One of the best bits of our new life is the fact that my 10yo daughter, like all Dutch primary school children, gets the Wednesday afternoons off. Every single one of them. This leaves us ample time for a leisurely lunch and some ice skating lessons at the famous Amsterdam ice rink.

It's her second lesson today. Just like last week, my girl is very excited to put on her ski trousers as I guess, they remind her of Switzerland. There, for about three months every winter, she would more or less live in her 'snow pants'.
It makes me happy to see her so buoyed up at the prospect of another skating lesson, as the transition from her beloved international school in Zug, to a small Dutch primary school has proofed to be quite hard for her. So much so in fact, that my daughter at the moment point blank refuses to read any Dutch books, or watch any Dutch programmes on the telly. Instead, she totally lives for 'Strictly Come Dancing', 'Junior Bake Off' and 'Operation Ouch!'.
Anyway, she adores the idea of going to the outdoor ice rink every week. Together with her half Dutch, half German 8yo cousin and a number of other children she is being taught the basics of ice skating. The best bit, according to the girls, is that they now know 'how to fall properly', something they enthusiastically demonstrate at every opportunity. The flipside being that they make me practise tumbling down as well. But whereas the girls quickly scramble to their feet, it takes me ages to get my skates firmly planted on the ice and my head sticking in the air again.
Fortunately, after my second fall, it is time for their lesson, so I glide around in relative peace for a while. It's an interesting sensation to be back on skates after eighteen or so years.
In our courting days Mr. S and I, both wearing black,  long track, ice speed skates, and looking much more streamlined than we do now, would easily skate forty odd kilometres together. But by the time we got married and both started work, a period of frost seldom seemed to coincide with time off work, so skating quickly became something we would get back into if we ever got more time.

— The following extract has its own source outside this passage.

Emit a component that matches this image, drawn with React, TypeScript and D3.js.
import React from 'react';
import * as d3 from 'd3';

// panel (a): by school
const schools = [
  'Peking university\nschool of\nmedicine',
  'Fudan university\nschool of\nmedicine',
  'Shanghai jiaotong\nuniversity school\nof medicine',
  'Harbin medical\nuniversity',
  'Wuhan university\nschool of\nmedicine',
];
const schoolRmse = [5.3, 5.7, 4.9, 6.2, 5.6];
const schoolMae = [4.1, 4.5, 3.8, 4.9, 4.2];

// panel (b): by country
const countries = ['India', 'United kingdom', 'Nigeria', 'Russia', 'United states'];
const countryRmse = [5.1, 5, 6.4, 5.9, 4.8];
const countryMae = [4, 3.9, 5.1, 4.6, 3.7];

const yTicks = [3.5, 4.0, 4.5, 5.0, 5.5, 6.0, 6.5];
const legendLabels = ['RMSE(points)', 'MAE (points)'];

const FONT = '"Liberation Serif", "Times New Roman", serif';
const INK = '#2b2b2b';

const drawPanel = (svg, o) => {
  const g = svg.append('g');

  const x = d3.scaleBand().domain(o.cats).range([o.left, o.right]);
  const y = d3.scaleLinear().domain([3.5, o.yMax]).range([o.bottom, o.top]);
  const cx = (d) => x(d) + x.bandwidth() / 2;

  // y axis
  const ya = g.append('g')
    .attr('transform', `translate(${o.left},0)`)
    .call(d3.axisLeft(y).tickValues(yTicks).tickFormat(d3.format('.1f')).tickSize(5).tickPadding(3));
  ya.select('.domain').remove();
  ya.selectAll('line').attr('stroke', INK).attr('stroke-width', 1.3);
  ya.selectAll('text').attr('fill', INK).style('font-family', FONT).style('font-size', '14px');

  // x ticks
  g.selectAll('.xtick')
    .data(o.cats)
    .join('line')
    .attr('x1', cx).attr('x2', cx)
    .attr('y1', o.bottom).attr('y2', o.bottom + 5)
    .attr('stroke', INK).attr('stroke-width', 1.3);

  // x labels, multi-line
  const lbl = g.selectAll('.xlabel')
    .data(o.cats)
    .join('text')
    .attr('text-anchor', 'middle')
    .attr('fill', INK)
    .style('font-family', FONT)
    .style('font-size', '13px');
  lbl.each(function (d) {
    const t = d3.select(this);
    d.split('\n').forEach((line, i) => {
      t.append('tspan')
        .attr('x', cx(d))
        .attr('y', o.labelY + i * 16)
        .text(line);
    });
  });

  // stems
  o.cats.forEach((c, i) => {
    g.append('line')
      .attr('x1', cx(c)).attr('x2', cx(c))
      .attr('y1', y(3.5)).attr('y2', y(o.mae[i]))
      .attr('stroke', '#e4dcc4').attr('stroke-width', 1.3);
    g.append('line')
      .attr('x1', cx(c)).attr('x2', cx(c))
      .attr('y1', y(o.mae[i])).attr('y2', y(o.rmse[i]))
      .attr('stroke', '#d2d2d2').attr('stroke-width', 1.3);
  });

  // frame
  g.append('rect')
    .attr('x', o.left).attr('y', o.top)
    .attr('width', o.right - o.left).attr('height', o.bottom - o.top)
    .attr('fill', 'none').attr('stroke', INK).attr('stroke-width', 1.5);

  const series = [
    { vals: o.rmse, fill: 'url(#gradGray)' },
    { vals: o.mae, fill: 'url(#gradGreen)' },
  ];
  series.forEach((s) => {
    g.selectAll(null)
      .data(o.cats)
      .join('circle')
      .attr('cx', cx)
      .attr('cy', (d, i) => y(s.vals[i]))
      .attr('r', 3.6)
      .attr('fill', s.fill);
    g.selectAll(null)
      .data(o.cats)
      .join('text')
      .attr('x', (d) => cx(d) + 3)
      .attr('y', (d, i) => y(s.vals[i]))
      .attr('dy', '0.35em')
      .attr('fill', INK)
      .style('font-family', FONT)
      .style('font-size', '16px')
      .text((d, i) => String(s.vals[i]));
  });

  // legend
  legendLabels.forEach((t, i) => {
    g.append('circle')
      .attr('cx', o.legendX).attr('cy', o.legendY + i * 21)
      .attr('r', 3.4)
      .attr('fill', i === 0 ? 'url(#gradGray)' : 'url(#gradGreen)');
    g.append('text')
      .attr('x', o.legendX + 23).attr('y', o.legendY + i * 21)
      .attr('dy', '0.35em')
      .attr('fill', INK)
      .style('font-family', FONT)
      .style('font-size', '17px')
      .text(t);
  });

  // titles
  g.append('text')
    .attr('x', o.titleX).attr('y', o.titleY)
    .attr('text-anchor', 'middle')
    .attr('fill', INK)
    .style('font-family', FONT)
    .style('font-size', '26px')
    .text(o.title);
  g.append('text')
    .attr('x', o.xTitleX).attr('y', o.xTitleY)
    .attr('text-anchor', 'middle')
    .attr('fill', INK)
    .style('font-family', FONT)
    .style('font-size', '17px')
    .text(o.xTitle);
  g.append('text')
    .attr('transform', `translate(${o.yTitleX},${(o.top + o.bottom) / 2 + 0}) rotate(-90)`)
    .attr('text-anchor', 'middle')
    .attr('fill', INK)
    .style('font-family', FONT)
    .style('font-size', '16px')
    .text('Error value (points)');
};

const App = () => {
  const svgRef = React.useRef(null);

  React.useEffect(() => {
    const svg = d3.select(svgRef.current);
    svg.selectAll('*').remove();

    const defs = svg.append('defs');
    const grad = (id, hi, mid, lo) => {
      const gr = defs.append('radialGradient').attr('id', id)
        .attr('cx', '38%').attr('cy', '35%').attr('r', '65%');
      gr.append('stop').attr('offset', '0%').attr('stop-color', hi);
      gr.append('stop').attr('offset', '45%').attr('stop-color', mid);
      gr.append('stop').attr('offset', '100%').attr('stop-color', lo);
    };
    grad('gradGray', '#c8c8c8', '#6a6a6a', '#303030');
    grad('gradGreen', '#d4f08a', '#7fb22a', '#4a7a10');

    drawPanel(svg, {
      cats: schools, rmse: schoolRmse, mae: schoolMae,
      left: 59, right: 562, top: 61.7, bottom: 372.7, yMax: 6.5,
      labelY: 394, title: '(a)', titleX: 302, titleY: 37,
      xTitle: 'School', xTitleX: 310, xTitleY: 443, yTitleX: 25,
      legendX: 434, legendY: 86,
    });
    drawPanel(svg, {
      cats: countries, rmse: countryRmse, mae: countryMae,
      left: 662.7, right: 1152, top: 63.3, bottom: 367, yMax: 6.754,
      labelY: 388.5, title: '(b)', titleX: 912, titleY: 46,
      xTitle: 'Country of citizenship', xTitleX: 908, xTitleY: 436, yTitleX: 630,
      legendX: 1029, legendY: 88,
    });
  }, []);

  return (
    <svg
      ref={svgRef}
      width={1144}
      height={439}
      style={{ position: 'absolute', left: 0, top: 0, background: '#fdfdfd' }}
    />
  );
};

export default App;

Instead we had two babies within the space of sixteen months and, besides when we had to go to work,  we were hardly making it out of the house. By the time we got out on the other side of the nappy tunnel once more, we moved to England, then to Italy and later to Switzerland. And although Switzerland had plenty of ice rinks, they were all geared towards figure skating or ice hockey matches and besides we loved skiing too much to go skating more than once in a blue moon.
The minute though that I put my skates on and set foot on the ice, I feel great. So great in fact, that after only a few rounds, I decide that I am going to risk a left turn whereby you cross your right skate over your left a number of times. I manage to put my right foot down, but can't seem to remember what my left foot is supposed to do at this point. Again I land face first on the ice, but since all my limbs seem still to be in working order, I crack on. I haven't had such uncomplicated fun in a long time.
When my daughter comes to join me after her lesson, she can't wait to show me all her tricks. Within the short space of two lessons she has learned how to skate backwards, jump on her skates, break -  a useful skill that I haven't quite mastered yet -and jump up onto the soft boarding alongside the rink. I manage to avoid to have to try any of those things by taking tons of pictures of my stunt girl.
Just as we are leaving the ice to get some hot chocolates, Saint Nicolas flanked by three black Peters - all on skates-  turn up. I am gobsmacked but the gathered Dutch children seem to take it completely for granted that Saint Nicolas gets into a sleigh so that  his helpers can pull him round the ice rink. My 10yo daughter on the other hand, is over the moon. For the first time in her life Saint Nicholas isn't just turning up once a year between two and three in some village hall. Instead she meets him constantly, at the supermarket, the swimming pool, the cinema and now the ice rink.
She doesn't really believe anymore, although she says she does about six times a day. She can be very stubborn. But I must admit that she has a point, because wouldn't life be so much nicer if we could al still believe in Saint Nicholas , Father Christmas and the Easter Bunny?
Ten minutes or so later, her face stuffed with cinnamon biscuits and a sleigh pulling session under her belt and my lovely girl seems to be completely in tune with the 'Dutchness' inside her. For the time being skating seems to take centre stage, alpine dreams fast becoming a thing of the past. And judging by her glowing, happy face, she is almost ready to wear  wooden shoes to school, grow tulips for a living and paint some windmills.